When you use the services of a proofreader or editor, it’s important to make sure that you are fully prepared to pass your work over to them, including getting ‘the basics’ in place so you can get as much value from your professional proofreader as possible. I’ve put together a few tips for you to keep in mind that will help you:
Make sure you give clear, straightforward instructions on exactly how you want your work to be completed, such as correcting wrong spelling, typographical errors, punctuation and proof-editing (where the sentence written needs to be adjusted so that it is clear what the author of the piece of work means).
Make sure your proofreader knows beforehand how you are going to send the work, i.e., hard copy or via email. If emailing, make sure you specify the file format - usually, it’s a good idea to send as a Word document or a PDF. Your proofreader will need to know how he/she is going to receive the work, so that they are aware of when they can expect it and can also give you an estimate of turnaround time and the cost in sending it back to you.
Make sure that your proofreader has clear deadlines from the start. You may be writing a book or a shorter piece of work such as a thesis. Your proofreader will need to know when they are required to return your work to you, so that they can fit it into their schedule.

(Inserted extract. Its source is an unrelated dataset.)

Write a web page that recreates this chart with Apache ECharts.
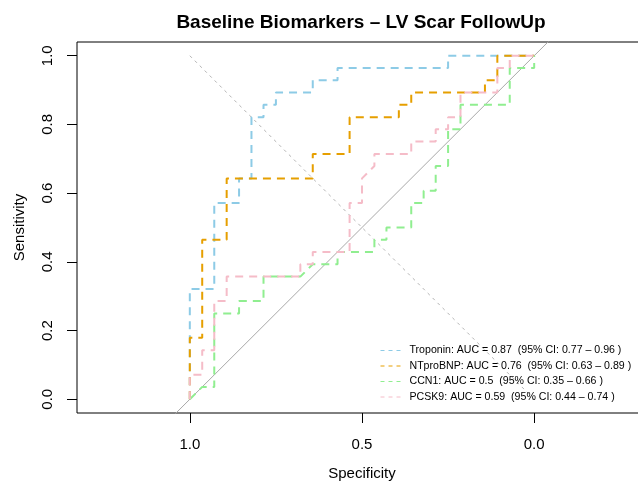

Make sure you let your proofreader know how much work you want them to do. Some people ask for their work to be ‘perfect’ before it is returned and others only require the proofreader to spot the obvious mistakes in the piece of work.
Make sure you supply your proofreader with all the materials necessary. I.e., style sheets, which should give full instructions on spelling, grammar, punctuation and format. Some companies and publishers have certain ways that they like their printed compositions to look - it’s worthwhile having one of these, but it’s not a problem if you haven’t got one.
Also, it is handy for your proofreader to know when you are going to be available to speak to if there should be any problems with the work which need to be discussed urgently.
Give your proofreader enough time to allow them to read your work several times over and do
any changes necessary. They will need to read it to know what it is about. They will need to read it to make the necessary changes and then they will need to read it again to make sure it is as near perfect as it can be before they send it back to you.
Make sure that you are aware of pricing structures. Ask for an estimation in advance (try providing a sample of your work alongside this request) and details of any extras to prevent any surprises when the bill arrives. Don’t forget: expecting low pricing is out of the question if you expect your work to be of a professional standard.
You and your proofreader both want the work that is being produced to be as perfect as possible. Therefore, your proofreader may suggest changes in the words you have written, so that the target audience for your work gets the required information from what they are reading without confusion or boredom.
After the work has been completed, your proofreader may ask you to write a recommendation for them, so that they can put it on their website and social media channels. Of course, don’t feel obliged to recommend, but if you’ve received a great service then there’s not a proofreader out there that wouldn’t love to hear this!